Getting all caught up in the details gets confusing, needlessly. It's just how much loft the bag has, basically. Everything else is details. That's how every good article about warmth discusses temp, just by how much loft there is, and that's really all you need because that's an actual fact.
You may be younger so you don't remember when companies like Northface and Sierra Designs were real companies run by real backpackers and climbers, their gear sewn right here, in the SF Bay Area, back then they were great. And honest. I'm comparing bags and loft, it's not related to my age, I can see with my eyes that bags sold as 40 aren't, 20 most certainly aren't. My body merely confirmed this fact to me at night. And I can stick a new wm 20 degree bag next to the old nf 20 degree, and the new nf 20 degree, and it's self evident that the new one is falsely listed as 20, it's lucky to be 35. Not related to age, just related to companies lying and getting greedy.
I can show you a picture of two twenty degree northface bags, one from mid 90s I think, one from 2011. Half the loft in the new one, and the old one also had that warm fuzzy bag liner built in (so heavy, but oh soo warm and comfortable...), good for at least 5 degrees by itself, maybe more.
So really just pay attention to how much loft the stuff has, and don't worry too much about the complex math and all the testing.
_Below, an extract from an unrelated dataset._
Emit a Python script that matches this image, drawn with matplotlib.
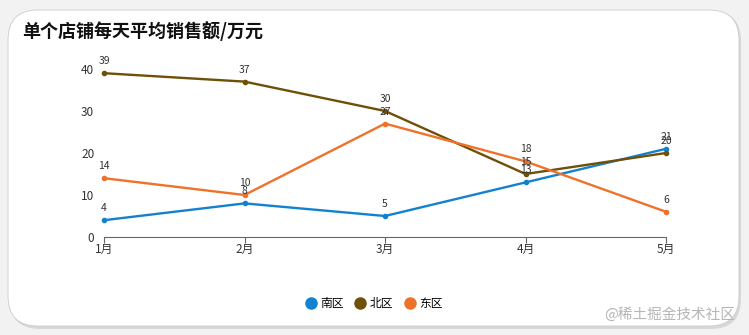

I have hopes that Kelty and REI are still somewhat honest in their practices, but generally optimism like that isn't warranted, but I do have hopes.
I bought a 50 degree lafuma bag which in a sense has no loft since the fill is so loose, that was before I realized how seriously things had changed here in terms of what was considered acceptable in advertising. Silly me.
It's a drag that you have to now learn a fair amount to actually get what you need, but that appears to be the case in almost every area of outdoor gear now. Maybe not backpacks or sleeping pads, not sure there. But he's already got a pack so he's set there.
However, rereading your posting, I realize I must have failed to communicate properly, both northface and lafuma sold their bags but did not list the actual comfort rating, they listed the mid rating, where you are kind of miserable but will survive the night ok. Western Mountaineering lists the actual comfort rating. That's why nf and lafuma are frauds and why the good companies like wm, ff, and a few others, aren't. And that's, again, about loft. And those good companies tell you precisely how much loft you are getting with each bag.
Basically, to put it into simple terms, its like a car company using its highway mileage for city mileage and pretending they didn't do that. Ie, it's fraud. Legal, somehow, no idea how, but legal nonetheless.
If you have access to the actual EN rating range chart, and if you understand what it means, and if you totally ignore the advertized rating, the top end rating is going to be reasonably accurate, only it's not related sometimes to what the company claims for the bag. Knowing this is a good way to avoid expensive mistakes. I wasn't aware of this change, coming from an old school where the numbers reflected reality, so I trusted those numbers, which was a mistake, a fairly expensive one.